RobinVOL parameter optimization and portfolio analysis

Abstract — The process of finding and combining the best strategies into a portfolio can be tedious. Here we propose a methodology for automating and accelerating this task. All using a simple and convenient programming language with a great environment for working with data analysis and numerical calculus: Python.
Index Terms — portfolio, optimization, analysis.

 

I. BACKTESTING

When trying to create the best portfolio, we must take into account as many strategies as we can, which means we must backtest the performance of as many configurations as we can. However, this may result in a really huge number of configurations and, therefore backtests to be executed.

The most common approach to execute a backtest is to develop a strategy that takes as input a single market update (i.e.: a new Japanese candlestick) and then calculates whether it is interesting to perform any trades. This approach has a downside, which is that the data must be serialized nto this strategy and resulting in really bad performance if implemented with scripting languages.

However, with a bit of effort, we can develop strategies that work well, and fast, with vectorized operations, achieving the best performance even with slow (but convenient) program-ming languages such as Python.

In order to minimize the calculations, we load the historical data that we want to backtest into memory (something that can be easily achieved in modern and cheap hardware). This data is stored as Numpy [1] arrays for better efficiency.

Then, again to minimize calculations, we precalculate all the buy and sell returns for a given stop-loss and take-profit and for all bars in the history. While this operation cannot be vectorized easily, Numba 1 [2] allows us to execute this code with nearly the same performance as in C.

Once the buy and sell returns have been calculated, a lot of backtests with different configuration parameters can be executed with vectorized and parallelized operations within a single machine. This allows us to execute hundreds of backtests per second.

Furthermore, the backtests can be easily parallelized across multiple machines in a pool of workers, dividing the backtests by symbol, period, take-profit and stop-loss.

II. SMOOTHING

In order to filter the strategies that are most interesting for a given period of time we must evaluate their performance somehow. Typically, we could use a simple ratio between the cumulative return and the maximum drawdown or the famous, and simple as well, Sharpe ratio.
However, evaluating strategies based on a single factor might be dangerous, as it might happen that the strategy performed incredibly well for a given parameter configuration but performed really bad when slightly modifying those parameters.
In an ideal world, we could assume that:

  • The parameters of a strategy form a complete linear subspace.
  • An infinitesimal modification of a single parameter has an infinitesimal impact on the result over an infinite series of data.

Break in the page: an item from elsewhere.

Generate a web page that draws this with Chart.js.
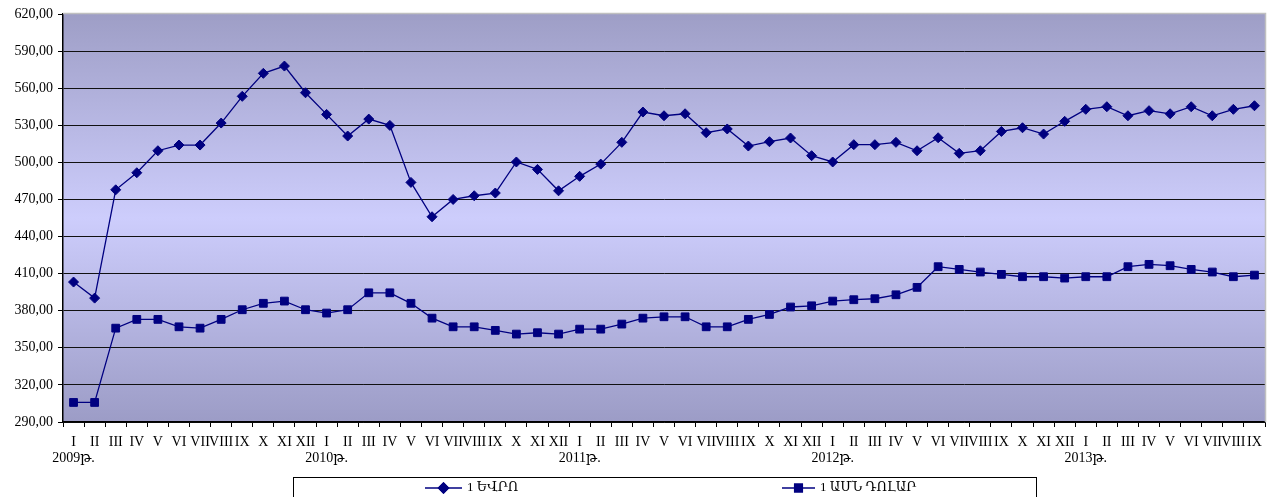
<!DOCTYPE html>
<html>
<head>
<meta charset="utf-8">
<script src="https://cdn.jsdelivr.net/npm/chart.js@4.4.1/dist/chart.umd.min.js"></script>
<style>
  html, body { margin: 0; padding: 0; background: #fff; overflow: hidden; }
  #wrap { width: 1274px; height: 497px; }
</style>
</head>
<body>
<div id="wrap"><canvas id="myChart" width="1274" height="497"></canvas></div>
<script>
// month names and years used for the category axis
const monthNames = ['I', 'II', 'III', 'IV', 'V', 'VI', 'VII', 'VIII', 'IX', 'X', 'XI', 'XII'];
const years = ['2009թ.', '2010թ.', '2011թ.', '2012թ.', '2013թ.'];
const monthsInLastYear = 9;

const seriesNames = ['1 ԵՎՐՈ', '1 ԱՄՆ ԴՈԼԱՐ'];

// monthly average rates, Jan 2009 - Sep 2013
const euroRates = [
    403.2, 390.2, 477.8, 491.6, 509.4, 514.0, 514.0, 531.8, 553.4, 572.0, 577.9, 556.3,
    538.8, 521.3, 535.0, 529.9, 483.8, 456.0, 470.0, 473.0, 475.2, 500.3, 494.3, 477.0,
    488.7, 498.6, 516.2, 540.7, 537.7, 539.3, 524.0, 527.0, 513.2, 516.7, 519.7, 505.4,
    500.3, 514.3, 514.3, 516.2, 509.4, 519.9, 507.3, 509.4, 525.0, 528.0, 522.9, 533.2,
    542.9, 545.0, 537.7, 541.8, 539.3, 545.0, 537.7, 542.9, 545.8
];
const usdRates = [
    305.8, 305.8, 365.9, 373.0, 373.0, 367.0, 365.9, 373.0, 380.8, 386.0, 387.8, 380.8,
    378.1, 380.8, 394.5, 394.5, 386.0, 374.0, 367.0, 367.0, 364.1, 361.1, 362.2, 361.1,
    365.1, 365.1, 369.2, 374.0, 375.1, 375.1, 367.0, 367.0, 373.0, 377.0, 383.0, 384.0,
    387.8, 388.9, 389.7, 392.9, 398.9, 415.6, 413.4, 411.3, 409.4, 407.5, 407.5, 406.4,
    407.5, 407.5, 415.6, 417.5, 416.4, 413.4, 411.3, 407.5, 408.8
];

const yMin = 290, yMax = 620, yStep = 30;

// build tick labels: first month of each year gets the year on a second line
const labels = [];
years.forEach((yr, yi) => {
    const n = yi === years.length - 1 ? monthsInLastYear : 12;
    for (let m = 0; m < n; m++) {
        labels.push(m === 0 ? [monthNames[m], yr] : monthNames[m]);
    }
});

const FONT = "'Liberation Serif', 'DejaVu Serif', serif";
const NAVY = '#000080';

// gradient background of the plot area + light border on top/right
const plotBackground = {
    id: 'plotBackground',
    beforeDraw(chart) {
        const { ctx, chartArea: a } = chart;
        const g = ctx.createLinearGradient(0, a.top, 0, a.bottom);
        g.addColorStop(0, '#9e9ec6');
        g.addColorStop(0.5, '#cdcdfc');
        g.addColorStop(1, '#9c9cc6');
        ctx.save();
        ctx.fillStyle = g;
        ctx.fillRect(a.left, a.top, a.right - a.left, a.bottom - a.top);
        ctx.restore();
    },
    afterDatasetsDraw(chart) {
        const { ctx, chartArea: a } = chart;
        ctx.save();
        ctx.strokeStyle = '#c0c0c0';
        ctx.lineWidth = 1.5;
        ctx.beginPath();
        ctx.moveTo(a.left, a.top - 0.5);
        ctx.lineTo(a.right + 0.5, a.top - 0.5);
        ctx.lineTo(a.right + 0.5, a.bottom);
        ctx.stroke();
        ctx.restore();
    }
};

// excel-like boxed legend with line + marker samples
const boxLegend = {
    id: 'boxLegend',
    afterDraw(chart) {
        const ctx = chart.ctx;
        ctx.save();
        ctx.strokeStyle = '#000';
        ctx.lineWidth = 1;
        ctx.strokeRect(293.5, 477.5, 743, 40);

        const items = [
            { lineFrom: 425, lineTo: 462, textX: 467 },
            { lineFrom: 782, lineTo: 815, textX: 820 }
        ];
        const y = 488;
        chart.data.datasets.forEach((ds, i) => {
            const it = items[i];
            ctx.strokeStyle = ds.borderColor;
            ctx.lineWidth = ds.borderWidth;
            ctx.beginPath();
            ctx.moveTo(it.lineFrom, y);
            ctx.lineTo(it.lineTo, y);
            ctx.stroke();
            Chart.helpers.drawPoint(ctx, {
                pointStyle: ds.pointStyle,
                radius: ds.pointRadius,
                borderWidth: 1
            }, (it.lineFrom + it.lineTo) / 2, y);
            ctx.fillStyle = ds.pointBackgroundColor;
            ctx.strokeStyle = ds.pointBorderColor;
            ctx.fill();
            ctx.stroke();
            ctx.fillStyle = '#000';
            ctx.font = '13px ' + FONT;
            ctx.textBaseline = 'middle';
            ctx.textAlign = 'left';
            ctx.fillText(ds.label, it.textX, y);
        });
        ctx.restore();
    }
};

const chart = new Chart(document.getElementById('myChart').getContext('2d'), {
    type: 'line',
    data: {
        labels: labels,
        datasets: [{
            label: seriesNames[0],
            data: euroRates,
            borderColor: NAVY,
            borderWidth: 1.3,
            pointStyle: 'rectRot',
            pointRadius: 5,
            pointBackgroundColor: NAVY,
            pointBorderColor: NAVY,
            pointBorderWidth: 1,
            tension: 0
        }, {
            label: seriesNames[1],
            data: usdRates,
            borderColor: NAVY,
            borderWidth: 1.3,
            pointStyle: 'rect',
            pointRadius: 5.5,
            pointBackgroundColor: NAVY,
            pointBorderColor: NAVY,
            pointBorderWidth: 1,
            tension: 0
        }]
    },
    options: {
        responsive: false,
        animation: false,
        layout: { padding: { top: 14, right: 9, bottom: 25, left: 0 } },
        plugins: {
            legend: { display: false },
            tooltip: { enabled: false }
        },
        scales: {
            x: {
                offset: true,
                grid: {
                    offset: true,
                    drawOnChartArea: false,
                    drawTicks: true,
                    tickLength: 5,
                    tickColor: '#000'
                },
                border: { color: '#000', width: 1.5 },
                ticks: {
                    autoSkip: false,
                    maxRotation: 0,
                    minRotation: 0,
                    padding: 7,
                    color: '#000',
                    font: { family: FONT, size: 14, lineHeight: 1.17 }
                },
                afterFit(scale) { scale.height = 50; }
            },
            y: {
                min: yMin,
                max: yMax,
                grid: {
                    color: (c) => c.tick && c.tick.value === yMax ? 'rgba(0,0,0,0)' : '#111',
                    lineWidth: 1,
                    tickLength: 5,
                    tickColor: '#000'
                },
                border: { color: '#000', width: 1.5 },
                ticks: {
                    stepSize: yStep,
                    padding: 5,
                    color: '#000',
                    font: { family: FONT, size: 14 },
                    callback: (v) => v.toFixed(2).replace('.', ',')
                },
                afterFit(scale) { scale.width = 63; }
            }
        }
    },
    plugins: [plotBackground, boxLegend]
});
</script>
</body>
</html>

According to this, a strategy that performs great should be surrounded by other strategies that perform well in the N-dimensional space that is formed with all the strategy’s parameters.

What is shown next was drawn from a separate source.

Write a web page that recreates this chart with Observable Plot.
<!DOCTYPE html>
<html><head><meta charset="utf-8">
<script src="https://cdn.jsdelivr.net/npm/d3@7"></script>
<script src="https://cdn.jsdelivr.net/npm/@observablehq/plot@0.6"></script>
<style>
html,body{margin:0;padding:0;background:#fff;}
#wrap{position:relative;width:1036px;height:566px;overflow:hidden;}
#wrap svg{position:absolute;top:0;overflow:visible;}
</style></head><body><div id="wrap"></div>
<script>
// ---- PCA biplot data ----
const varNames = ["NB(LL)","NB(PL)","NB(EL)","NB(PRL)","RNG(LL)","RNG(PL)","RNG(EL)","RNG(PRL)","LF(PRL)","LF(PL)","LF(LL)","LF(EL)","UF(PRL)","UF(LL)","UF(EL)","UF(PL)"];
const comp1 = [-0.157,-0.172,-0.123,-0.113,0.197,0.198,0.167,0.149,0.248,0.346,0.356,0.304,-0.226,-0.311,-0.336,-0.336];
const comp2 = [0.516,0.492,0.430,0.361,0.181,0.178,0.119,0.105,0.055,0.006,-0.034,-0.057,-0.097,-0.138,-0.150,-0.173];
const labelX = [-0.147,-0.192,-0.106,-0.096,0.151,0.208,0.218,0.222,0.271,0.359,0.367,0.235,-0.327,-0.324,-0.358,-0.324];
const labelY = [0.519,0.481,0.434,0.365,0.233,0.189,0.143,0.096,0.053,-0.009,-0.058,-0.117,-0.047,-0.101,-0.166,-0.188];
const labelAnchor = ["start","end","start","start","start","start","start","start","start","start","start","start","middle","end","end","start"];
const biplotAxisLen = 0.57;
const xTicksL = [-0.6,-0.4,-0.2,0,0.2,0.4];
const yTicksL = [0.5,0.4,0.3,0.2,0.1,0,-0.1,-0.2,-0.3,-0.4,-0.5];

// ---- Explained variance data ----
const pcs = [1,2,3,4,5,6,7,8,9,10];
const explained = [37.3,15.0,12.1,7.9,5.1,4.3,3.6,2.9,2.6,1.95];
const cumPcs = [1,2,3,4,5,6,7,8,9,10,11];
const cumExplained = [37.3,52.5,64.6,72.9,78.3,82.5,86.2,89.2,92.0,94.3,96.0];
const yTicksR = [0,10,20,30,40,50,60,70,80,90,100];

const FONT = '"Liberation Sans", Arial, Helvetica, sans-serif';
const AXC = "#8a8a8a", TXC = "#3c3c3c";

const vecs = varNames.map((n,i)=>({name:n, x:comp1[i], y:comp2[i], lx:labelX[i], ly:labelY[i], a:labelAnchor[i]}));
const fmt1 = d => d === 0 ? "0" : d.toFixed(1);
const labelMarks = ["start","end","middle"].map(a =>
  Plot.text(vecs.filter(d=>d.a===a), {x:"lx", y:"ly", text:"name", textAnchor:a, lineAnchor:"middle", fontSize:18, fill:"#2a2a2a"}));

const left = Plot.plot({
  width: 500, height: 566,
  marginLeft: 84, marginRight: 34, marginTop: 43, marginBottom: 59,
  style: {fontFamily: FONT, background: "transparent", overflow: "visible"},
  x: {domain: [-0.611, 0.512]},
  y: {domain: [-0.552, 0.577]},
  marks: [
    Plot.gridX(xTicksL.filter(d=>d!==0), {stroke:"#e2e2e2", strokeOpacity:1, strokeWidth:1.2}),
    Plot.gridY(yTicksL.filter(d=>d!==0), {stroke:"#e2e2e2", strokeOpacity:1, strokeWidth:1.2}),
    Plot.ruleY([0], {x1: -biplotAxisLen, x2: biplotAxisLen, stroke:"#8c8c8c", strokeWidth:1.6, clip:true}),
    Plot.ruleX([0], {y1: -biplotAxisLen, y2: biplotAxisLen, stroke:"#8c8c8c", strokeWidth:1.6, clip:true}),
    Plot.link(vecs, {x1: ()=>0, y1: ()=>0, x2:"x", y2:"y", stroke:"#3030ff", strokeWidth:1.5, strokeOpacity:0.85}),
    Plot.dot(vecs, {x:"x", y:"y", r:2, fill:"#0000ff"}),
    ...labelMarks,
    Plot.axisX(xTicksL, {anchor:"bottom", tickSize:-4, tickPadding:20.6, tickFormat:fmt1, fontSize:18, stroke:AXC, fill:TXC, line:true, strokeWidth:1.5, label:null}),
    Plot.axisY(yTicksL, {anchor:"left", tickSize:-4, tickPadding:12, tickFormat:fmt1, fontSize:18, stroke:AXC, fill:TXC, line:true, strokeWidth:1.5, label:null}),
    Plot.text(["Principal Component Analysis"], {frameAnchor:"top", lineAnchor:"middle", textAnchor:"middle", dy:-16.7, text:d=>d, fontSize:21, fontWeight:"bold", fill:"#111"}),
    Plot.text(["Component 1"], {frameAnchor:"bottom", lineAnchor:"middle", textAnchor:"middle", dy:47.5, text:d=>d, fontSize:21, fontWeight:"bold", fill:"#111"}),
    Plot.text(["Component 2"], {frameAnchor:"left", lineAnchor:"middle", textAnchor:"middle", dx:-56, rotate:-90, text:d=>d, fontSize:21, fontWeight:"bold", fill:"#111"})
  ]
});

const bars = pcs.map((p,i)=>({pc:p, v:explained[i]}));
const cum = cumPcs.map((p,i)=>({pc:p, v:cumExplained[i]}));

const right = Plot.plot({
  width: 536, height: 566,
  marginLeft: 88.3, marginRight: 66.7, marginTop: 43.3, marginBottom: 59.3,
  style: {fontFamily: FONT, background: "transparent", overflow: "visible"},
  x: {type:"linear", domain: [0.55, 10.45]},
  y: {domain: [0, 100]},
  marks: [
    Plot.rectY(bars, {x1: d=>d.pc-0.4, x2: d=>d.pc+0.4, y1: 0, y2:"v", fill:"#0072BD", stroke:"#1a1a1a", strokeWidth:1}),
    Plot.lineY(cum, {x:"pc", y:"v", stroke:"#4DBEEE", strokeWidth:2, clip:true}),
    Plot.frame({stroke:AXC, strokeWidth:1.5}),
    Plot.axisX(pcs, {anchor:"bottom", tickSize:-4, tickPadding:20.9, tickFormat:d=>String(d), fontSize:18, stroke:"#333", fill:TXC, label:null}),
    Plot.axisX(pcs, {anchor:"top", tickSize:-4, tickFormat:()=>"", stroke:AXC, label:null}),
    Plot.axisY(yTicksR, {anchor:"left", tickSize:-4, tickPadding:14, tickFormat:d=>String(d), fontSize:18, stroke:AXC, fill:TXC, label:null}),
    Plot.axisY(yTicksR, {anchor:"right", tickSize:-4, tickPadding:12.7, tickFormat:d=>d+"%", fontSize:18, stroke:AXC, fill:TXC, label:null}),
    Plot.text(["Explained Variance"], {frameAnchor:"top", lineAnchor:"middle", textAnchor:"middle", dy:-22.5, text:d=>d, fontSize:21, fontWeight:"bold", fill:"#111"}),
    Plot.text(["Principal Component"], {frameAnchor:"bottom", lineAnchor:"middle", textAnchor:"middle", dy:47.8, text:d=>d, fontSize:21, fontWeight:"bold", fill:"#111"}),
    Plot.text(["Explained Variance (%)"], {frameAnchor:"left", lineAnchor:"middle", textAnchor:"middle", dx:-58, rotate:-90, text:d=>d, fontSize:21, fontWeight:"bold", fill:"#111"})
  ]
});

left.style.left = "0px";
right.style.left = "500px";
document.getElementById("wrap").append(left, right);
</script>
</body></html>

Nevertheless, the backtests just represent a small subset of the possible parameter combinations, being largely incomplete (figure 1).

 

smooth-points

Fig. 1. A 2-D visualization of some backtest results.

This subset can be interpolated to obtain a more dense subspace of solutions. Combining this interpolated result with a convolution filter, we can easily spot the areas which really show an outstanding performance (figure 2).

interpolated

Fig. 2. A 2-D visualization of the interpolated and convoluted subspace.

III. CORRELATION ANALYSIS

With the backtest data, using a factor (i.e.: Sharpe ratio) to evaluate the strategies for a given period, and interpolating and convoluting the results, we can filter those strategies which perform best.

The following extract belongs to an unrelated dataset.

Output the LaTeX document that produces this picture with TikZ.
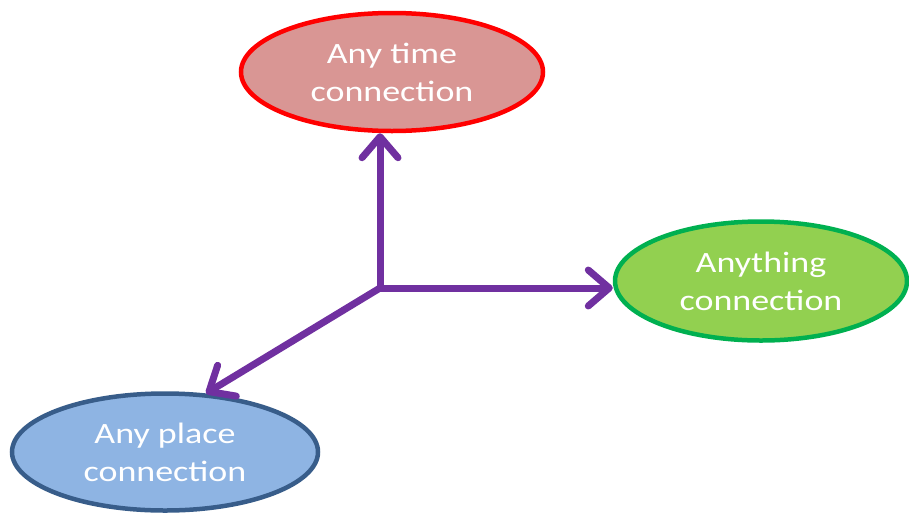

Setting a threshold allows us to reduce the number of possible strategies to generate our portfolio. Still, there are probably many strategies that perform really well, but we would like to reduce them.

In order to do so, we are calculating the correlation between the time series of the returns generated by each strategy. The idea is to create a portfolio with strategies trying to minimize the correlation between them. Doing so will reduce the probability of our portfolio breaking down when eventual market changes arrive in time (something that will eventually happen).

Calculating the correlation matrix of all the possible strategies is too expensive, so the idea is to reduce and split this work. When creating a portfolio we are first defining the maximum number of strategies that we want to be part of it. This way we are setting a maximum number of correlation calculations when a new strategy is added as candidate to be part of the portfolio.

correlation-matrix

Fig. 3. A small correlation matrix with an allowed maximum correlation factor of 0.6.

When the portfolio reaches a maximum number of strategies, the new ones will be evaluated and, if that is the case, they will replace existing ones in the portfolio, as long as they contribute to lower the portfolio correlation.

Although this will not lead to the best portfolio, it is scalable and can lead to a very good portfolio anyways (figure 4), so it is a good trade-off.

portfolio-returns

Fig. 4. Example of the returns generated by a portfolio.

This process can be easily parallelized as well, dividing the set of what we consider as good backtests into different portfolios. Then the strategies in those portfolios can be easily compared again, creating a new single portfolio out of them.

IV. FURTHER IMPROVEMENTS

While technically out of the parameter optimization and portfolio analysis, the use of neural networks to improve the accuracy of the strategies included in the portfolios has been successful.

This part, however, is not yet automated in the process and will be further studied before including it. Mostly because choosing the layers and other parameters in the neural networks it is not easily automatable. Using deep learning and, specially, deep features, might help creating a single complex model that can be tuned for each case in an automated way.

V. CONCLUSIONS

Several conclusions have been reached with this study:

  • Python has been proved as very valuable for backtesting, even with very high performance thanks to Numpy [1] and Numba [2].
  • Parallelization tasks are very easily implemented with Python.
  • Interpolation and convolution can help to avoid adding strategies that perform particularly well for a given configuration but which are very unstable and, therefore, will probably perform poorly with future market conditions.
  • Using a portfolio that tries to minimize the correlation between the strategies that form it not only improves the cumulative returns curve, but also hardens the system against market changes in the future.

 

REFERENCES
[1] NumPy, http://www.numpy.org/
[2] Numba, http://numba.pydata.org/
[3] Profitable auto trading, http://www.profitableautotrading.com/
[4] Mechanical Forex, http://mechanicalforex.com/